Effective communication with patients is fundamental to good medicine and central to patient satisfaction. It’s also a huge challenge. How can you ensure that your patients give you all of the information you need, clearly understand your directions, and at the same time feel heard, respected, and cared for? Here are five steps you can take to improve patient communication today.
Ask three simple questions
The ICE communication strategy is a great way to simplify patient-centered communication. At the beginning of an appointment, you can quickly establish the patient’s perspective with a question for each component:
Ideas: “What do you think might be going on?”
Concerns: “What’s your biggest worry about this?”
Expectations: “What do you hope I can do to help?
The answers will give you an excellent starting point for open patient-doctor communication. By engaging the patient directly and soliciting their point of view, you empower them to become a part of the solution, and you get priceless insight into how you can improve the patient experience. Practice active listening
It may seem strange, but listening carefully to your patients is only half the battle. It’s also vitally important that patients feel that you are listening to them. Active listening skills are a powerful communication tool. Restate what you’ve heard in your own words: “So you’ve said that you’re having trouble getting enough sleep and are waking up two or three times a night, is that right?” You’ll confirm your understanding, open the door for clarification or more details, and also let the patient know that you’ve heard and understood everything they’ve said to you.
You can also turn the technique around to ensure that your patient retains the information you share with them. Ask them to repeat back to you, but phrase the question so that it doesn’t feel like a test: “I just want to make sure that I’ve done a good job of explaining this to you, because it can be complicated. Can you tell me what changes we’ve decided to make to your medication doses and scheduling?”
Look at your patients
Eye contact is so important, especially in the first 60 seconds of a visit. Don’t look at the chart or your computer screen during conversation. If you can maintain good, friendly eye contact, your patient will know that they have your full attention, and will feel cared for and confident. You can also get a better sense of body language, and respond to any confused or quizzical looks as you explain things to your patient.

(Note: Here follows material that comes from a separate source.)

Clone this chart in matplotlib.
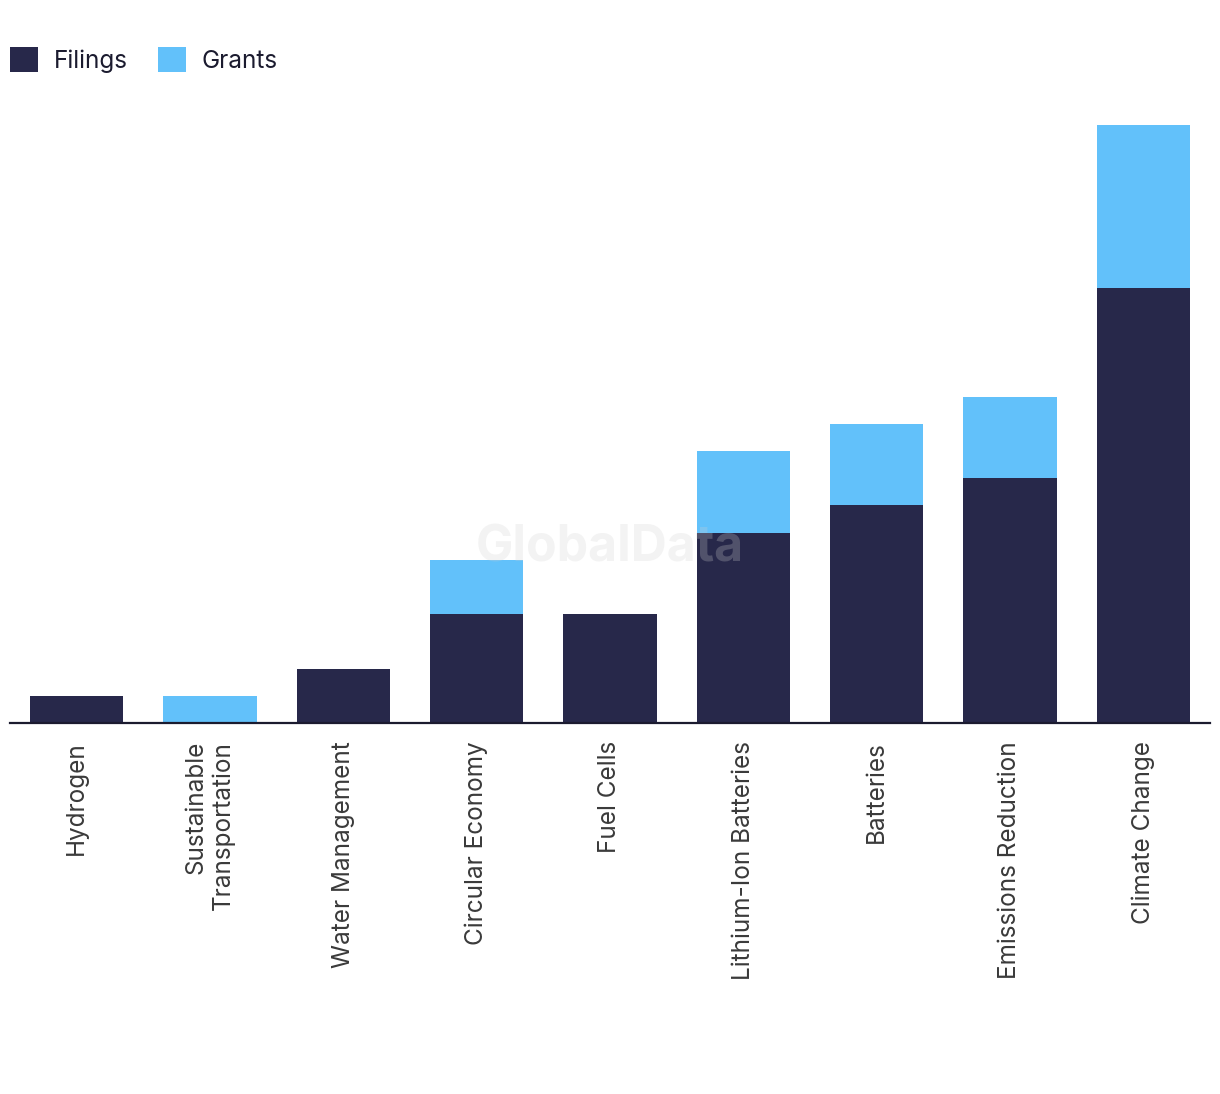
import matplotlib
matplotlib.use("Agg")
import matplotlib.pyplot as plt
import numpy as np

NAVY = "#27284a"
SKY = "#62c1fa"
INK = "#1b1b2f"
LABEL = "#3a3a3a"

categories = ["Hydrogen", "Sustainable\nTransportation", "Water Management",
              "Circular Economy", "Fuel Cells", "Lithium-Ion Batteries",
              "Batteries", "Emissions Reduction", "Climate Change"]
filings = [1, 0, 2, 4, 4, 7, 8, 9, 16]
grants = [0, 1, 0, 2, 0, 3, 3, 3, 6]

plt.rcParams["font.family"] = ["Inter", "DejaVu Sans"]

W, H = 1220, 1094
fig = plt.figure(figsize=(W / 100, H / 100), dpi=100)
ax = fig.add_axes([10 / W, 1 - 723 / H, 1200 / W, (723 - 100) / H])

x = np.arange(len(categories))
ax.bar(x, filings, width=0.7, color=NAVY, label="Filings")
ax.bar(x, grants, width=0.7, bottom=filings, color=SKY, label="Grants")

ax.set_xlim(-0.5, len(categories) - 0.5)
ax.set_ylim(0, (723 - 100) / 27.2)
for s in ("top", "right", "left"):
    ax.spines[s].set_visible(False)
ax.spines["bottom"].set_color(INK)
ax.spines["bottom"].set_linewidth(1.6)
ax.set_yticks([])
ax.set_xticks(x)
ax.set_xticklabels(categories, rotation=90, ha="center", va="top",
                   multialignment="right", fontsize=17.5, color=LABEL)
ax.tick_params(axis="x", length=0, pad=13)

# watermark
fig.text(610 / W, 1 - 548 / H, "GlobalData", ha="center", va="center",
         fontsize=36, fontweight="bold", color="#d0d0d0", alpha=0.25)

fig.legend(loc="center left", bbox_to_anchor=(10 / W, 1 - 60 / H), ncol=2,
           frameon=False, fontsize=17.5, handlelength=1.15, handleheight=1.2,
           handletextpad=0.65, columnspacing=1.25, borderaxespad=0, borderpad=0,
           labelcolor=INK)

fig.savefig("out.png", dpi=100, facecolor="white")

Make the most of digital tools
Social media isn’t all about frivolous Facebooking and celebrity tweets. More and more conversations are happening online, and social media is a way to meet many patients where they feel most comfortable. Thoughtfully engaging in digital communication can be a very effective way of reaching out to your patients to provide education and support. You can also gain huge insight into your patients’ experiences. It’s a great avenue to learn about their fears, understand their needs, and find out how they perceive their health care.
Improve your communication with your team
One of the most important things you can do to facilitate patient-doctor communication is to foster healthy and open communication with other clinicians and your staff. We’re all operating under time pressure these days, and in order to give our patients what they need, we need to rely on each other. Nurses, pharmacists, counselors, and even your reception staff are all hugely valuable members of an inter-professional patient care team. By encouraging their efforts, asking for their input, and collaborating with them, we offer our patients much more than we could on our own: more people to listen, more people to care, and more people to deliver an excellent patient experience.